É por isso que na Desinformémonos criamos uma revista de bairro e comunitária em PDF, com o objetivo de que seja distribuída em comunidades que não têm acesso à internet. Essa singela revista pode ser distribuída como “folhas soltas” ou pregada em algum muro como jornal-mural.

Com a dificuldade de transmitir mensagens ao grande público, como os movimentos sociais são mostrados hoje nos grandes meios de comunicação mexicanos?

Os movimentos sociais não aparecem nos grandes meios de comunicação do México e, quando aparecem, são satanizados e desprestigiados. Poderia dizer que apenas o jornal La Jornada (considerando os meios de comunicação massiva, não os marginais nem alternativos) dá espaço para as lutas sociais do país. É por isso que, cada vez mais, os movimentos vêm criando seus próprios meios, para que sua palavra seja conhecida. Ao mesmo tempo, crescem os meios alternativos, livres e independentes, ainda que com muitas limitações.
 
Nas revoltas de Oaxaca, a tomada das rádios foi a primeira ação dos movimentos mobilizados. O que isso pode significar?
A Assembleia Popular dos Povos de Oaxaca (APPO) não apenas tomou as rádios e até mesmo a televisão comercial; ela criou uma rede de meios de comunicação. Essa rede serviu não só para difundir suas causas, mas para convocar, organizar as barricadas e as marchas e, sobretudo, a defesa da ocupação que mantiveram no centro da cidade. Tomar as rádios e a televisão foi muito significativo para mostrar a força popular do movimento, mas foi ainda mais relevante a forma como conseguiram conduzir a relação com as rádios alternativas, principalmente com a Radio Plantón, que é hoje um exemplo do grande poder que um meio dessa natureza pode significar, de “abajo y a la izquierda”, de dentro do próprio movimento.

Você acredita que os movimentos de esquerda conhecem a importância da comunicação em um processo de mudança?

Acredito que os movimentos de esquerda estão cada vez mais conscientes da importância de uma comunicação do e para o movimento.

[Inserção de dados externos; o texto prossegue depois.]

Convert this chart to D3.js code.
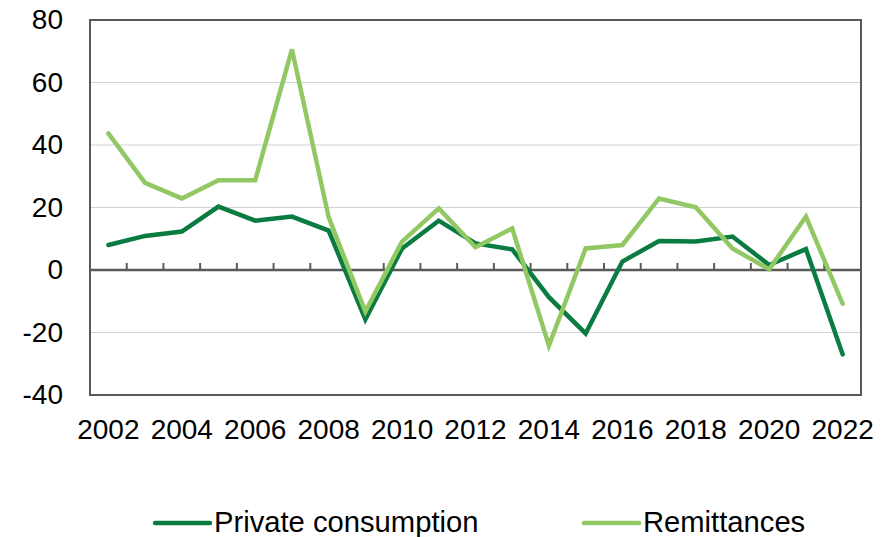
<!DOCTYPE html>
<html>
<head>
<meta charset="utf-8">
<script src="https://cdn.jsdelivr.net/npm/d3@7"></script>
<style>
  html, body { margin: 0; padding: 0; background: #fff; }
  svg { display: block; }
  text { font-family: "Liberation Sans", Arial, sans-serif; fill: #000; }
</style>
</head>
<body>
<svg id="chart" width="887" height="537"></svg>
<script>
const years = [2002,2003,2004,2005,2006,2007,2008,2009,2010,2011,2012,2013,2014,2015,2016,2017,2018,2019,2020,2021,2022];
const privateConsumption = [8.0,10.9,12.3,20.3,15.8,17.1,12.6,-15.8,6.9,15.8,8.5,6.6,-8.7,-20.3,2.7,9.3,9.1,10.7,1.6,6.7,-27.0];
const remittances = [43.7,27.9,22.9,28.7,28.7,70.6,16.9,-13.3,9.1,19.7,7.3,13.3,-24.2,6.9,8.0,22.9,20.1,6.9,0.2,17.1,-10.8];
const yTicks = [-40,-20,0,20,40,60,80];
const xLabels = [2002,2004,2006,2008,2010,2012,2014,2016,2018,2020,2022];
const seriesNames = ["Private consumption","Remittances"];
const seriesColors = ["#0a7c42","#92c864"];

const svg = d3.select("#chart");
const mLeft = 90, mRight = 861, mTop = 20, mBottom = 395;

const x = d3.scaleBand().domain(years).range([mLeft, mRight]).paddingInner(0).paddingOuter(0);
const y = d3.scaleLinear().domain([-40, 80]).range([mBottom, mTop]);
const cx = d => x(d) + x.bandwidth() / 2;

// gridlines
svg.append("g").selectAll("line")
  .data(yTicks.filter(v => v !== 0 && v !== 80 && v !== -40))
  .join("line")
  .attr("x1", mLeft).attr("x2", mRight)
  .attr("y1", d => y(d)).attr("y2", d => y(d))
  .attr("stroke", "#ccd3d1").attr("stroke-width", 1);

// y axis labels
const yAxis = d3.axisLeft(y).tickValues(yTicks).tickSize(0).tickPadding(27).tickFormat(d => String(d));
const gy = svg.append("g").attr("transform", `translate(${mLeft},0)`).call(yAxis);
gy.select(".domain").remove();
gy.selectAll("text").style("font-size", "28px").attr("fill", "#000")
  .style("font-family", "'Liberation Sans', Arial, sans-serif");

// zero axis with ticks between categories
const boundaries = years.slice(1).map(d => x(d)).concat([mRight]);
svg.append("g").selectAll("line")
  .data(boundaries)
  .join("line")
  .attr("x1", d => d).attr("x2", d => d)
  .attr("y1", y(0)).attr("y2", y(0) - 7)
  .attr("stroke", "#595959").attr("stroke-width", 2);
svg.append("line")
  .attr("x1", mLeft).attr("x2", mRight)
  .attr("y1", y(0)).attr("y2", y(0))
  .attr("stroke", "#595959").attr("stroke-width", 2.5);

// x labels at bottom
const xAxis = d3.axisBottom(x).tickValues(xLabels).tickSize(0).tickPadding(24);
const gx = svg.append("g").attr("transform", `translate(0,${mBottom})`).call(xAxis);
gx.select(".domain").remove();
gx.selectAll("text").style("font-size", "28px").attr("fill", "#000")
  .style("font-family", "'Liberation Sans', Arial, sans-serif");

// frame
svg.append("rect")
  .attr("x", mLeft).attr("y", mTop)
  .attr("width", mRight - mLeft).attr("height", mBottom - mTop)
  .attr("fill", "none").attr("stroke", "#595959").attr("stroke-width", 2);

// lines
const line = d3.line().x((d, i) => cx(years[i])).y(d => y(d));
[privateConsumption, remittances].forEach((vals, i) => {
  svg.append("path")
    .datum(vals)
    .attr("d", line)
    .attr("fill", "none")
    .attr("stroke", seriesColors[i])
    .attr("stroke-width", 4.5)
    .attr("stroke-linejoin", "miter")
    .attr("stroke-linecap", "round");
});

// legend
const legendX = [155, 584];
const legend = svg.append("g");
seriesNames.forEach((name, i) => {
  legend.append("line")
    .attr("x1", legendX[i]).attr("x2", legendX[i] + 55)
    .attr("y1", 523).attr("y2", 523)
    .attr("stroke", seriesColors[i]).attr("stroke-width", 4.5)
    .attr("stroke-linecap", "round");
  legend.append("text")
    .attr("x", legendX[i] + 59).attr("y", 532)
    .style("font-size", "29.2px")
    .text(name);
});
</script>
</body>
</html>
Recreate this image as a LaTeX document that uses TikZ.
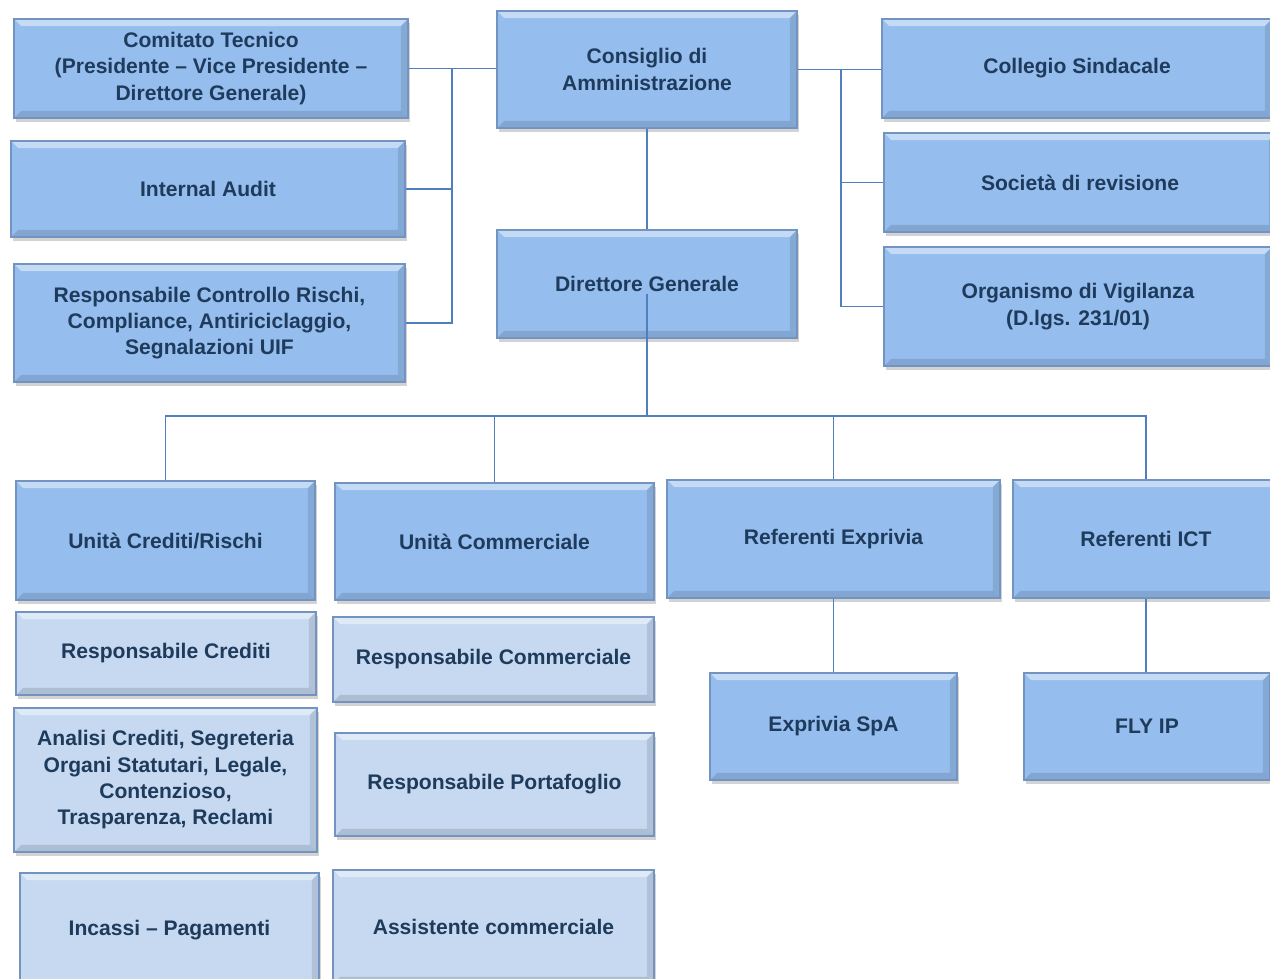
\documentclass[tikz,border=0pt]{standalone}
\usepackage{fontspec}
\setmainfont{Liberation Sans}
\usetikzlibrary{positioning,shadows}

\definecolor{unitfill}{HTML}{95BDEE}
\definecolor{stafffill}{HTML}{C6D9F1}
\definecolor{unitline}{HTML}{7393C0}
\definecolor{unittext}{HTML}{1F3B5C}
\definecolor{linkblue}{HTML}{4F7FBF}

\tikzset{
  bevel/.style={path picture={
    \fill[white,opacity=0.45] (path picture bounding box.north west) -- (path picture bounding box.north east)
      -- ([shift={(-4pt,-4pt)}]path picture bounding box.north east) -- ([shift={(4pt,-4pt)}]path picture bounding box.north west) -- cycle;
    \fill[black,opacity=0.12] (path picture bounding box.south west) -- (path picture bounding box.south east)
      -- ([shift={(-4pt,4pt)}]path picture bounding box.south east) -- ([shift={(4pt,4pt)}]path picture bounding box.south west) -- cycle;
    \fill[black,opacity=0.10] (path picture bounding box.north east) -- (path picture bounding box.south east)
      -- ([shift={(-4pt,4pt)}]path picture bounding box.south east) -- ([shift={(-4pt,-4pt)}]path picture bounding box.north east) -- cycle;
  }},
  unit/.style={shape=rectangle, draw=unitline, fill=unitfill, text=unittext, line width=0.8pt,
    font=\fontsize{12}{15}\selectfont\bfseries, align=center, bevel,
    drop shadow={shadow xshift=1pt, shadow yshift=-2.5pt, opacity=0.35}},
  staff/.style={unit, fill=stafffill},
  link/.style={draw=linkblue, line width=1.1pt}
}

\begin{document}
\begin{tikzpicture}[x=0.02cm,y=-0.02cm]
\useasboundingbox (0,0) rectangle (1270,979);

% organi
\node[unit,minimum width=7.88cm,minimum height=1.98cm] (ct) at (211,68.5){Comitato Tecnico\\(Presidente – Vice Presidente –\\Direttore Generale)};
\node[unit,minimum width=7.88cm,minimum height=1.92cm] (ia) at (208,189){Internal Audit};
\node[unit,minimum width=7.82cm,minimum height=2.36cm] (rcr) at (209.5,323){Responsabile Controllo Rischi,\\Compliance, Antiriciclaggio,\\Segnalazioni UIF};
\node[unit,minimum width=6cm,minimum height=2.34cm] (cda) at (647,69.5){Consiglio di\\Amministrazione};
\node[unit,minimum width=6cm,minimum height=2.16cm] (dg) at (647,284){Direttore Generale};
\node[unit,minimum width=7.8cm,minimum height=1.98cm] (cs) at (1077,68.5){Collegio Sindacale};
\node[unit,minimum width=7.84cm,minimum height=1.98cm] (sr) at (1080,182.5){Società di revisione};
\node[unit,minimum width=7.76cm,minimum height=2.38cm] (odv) at (1078,306.5){Organismo di Vigilanza\\(D.lgs. 231/01)};

% unita
\node[unit,minimum width=5.98cm,minimum height=2.38cm] (ucr) at (165.5,540.5){Unità Crediti/Rischi};
\node[unit,minimum width=6.38cm,minimum height=2.34cm] (uc) at (494.5,541.5){Unità Commerciale};
\node[unit,minimum width=6.66cm,minimum height=2.36cm] (rex) at (833.5,539){Referenti Exprivia};
\node[unit,minimum width=5.32cm,minimum height=2.36cm] (rict) at (1146,539){Referenti ICT};
\node[unit,minimum width=4.94cm,minimum height=2.14cm] (exs) at (833.5,726.5){Exprivia SpA};
\node[unit,minimum width=4.92cm,minimum height=2.14cm] (fly) at (1147,726.5){FLY IP};

% uffici
\node[staff,minimum width=6cm,minimum height=1.66cm] (rc) at (166,653.5){Responsabile Crediti};
\node[staff,minimum width=6.06cm,minimum height=2.88cm] (acr) at (165.5,780){Analisi Crediti, Segreteria\\Organi Statutari, Legale,\\Contenzioso,\\Trasparenza, Reclami};
\node[staff,minimum width=5.98cm,minimum height=2.28cm] (ip) at (169.5,930){Incassi – Pagamenti};
\node[staff,minimum width=6.42cm,minimum height=1.7cm] (rcom) at (493.5,659.5){Responsabile Commerciale};
\node[staff,minimum width=6.38cm,minimum height=2.06cm] (rp) at (494.5,784.5){Responsabile Portafoglio};
\node[staff,minimum width=6.42cm,minimum height=2.28cm] (ac) at (493.5,927){Assistente commerciale};

\coordinate (lbus) at (452,69);
\coordinate (rbus) at (841,69);
\coordinate (bus) at (647,416);

\draw[link] (ct.east) -- (ct.east -| cda.west);
\draw[link] (ia.east) -- (ia.east -| lbus);
\draw[link] (rcr.east) -| (lbus);
\draw[link] (cda.east) -- (cda.east -| cs.west);
\draw[link] (sr.west) -- (sr.west -| rbus);
\draw[link] (odv.west) -| (rbus);
\draw[link] (cda.south) -- (dg.north);
\draw[link] ([yshift=-0.2cm]dg.center) -- (bus);
\draw[link] (ucr.north) |- (bus) -| (rict.north);
\draw[link] (uc.north) -- (uc.north |- bus);
\draw[link] (rex.north) -- (rex.north |- bus);
\draw[link] (rex.south) -- (exs.north);
\draw[link] (rict.south) -- (rict.south |- fly.north);

\end{tikzpicture}
\end{document}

Entretanto, acredito que enfrentamos grandes desafios, pois muitas vezes não comunicamos entre nós mesmos o que está acontecendo, não fazemos grande esforço para ultrapassar as barreiras impostas e fazer com que nossa palavra chegue “a outros como nós”. Na minha opinião, esse é um grande desafio, e devemos nos preocupar em não estar à margem, mas em atingir cada vez mais gente, sem preconceitos nem esteriotipização. Nunca sabemos onde ou quando haverá ressonância, temos que procurar por isso permanentemente. Ao mesmo tempo, acredito que outro desafio é a manipulação da linguagem feita pelos movimentos sociais de esquerda. Acho que devemos nos arriscar mais, jogar com as palavras e com as imagens, não ser tão sérios, mas ter a capacidade de rirmos, de sermos irônicos, de dar espaço ao jogo e à palavra lúdica. Esse, finalmente, foi outro dos ensinamentos dos zapatistas que, desde o princípio, comunicam-se com uma linguagem diferente, que incluem desde um conto, até uma piada ou uma canção.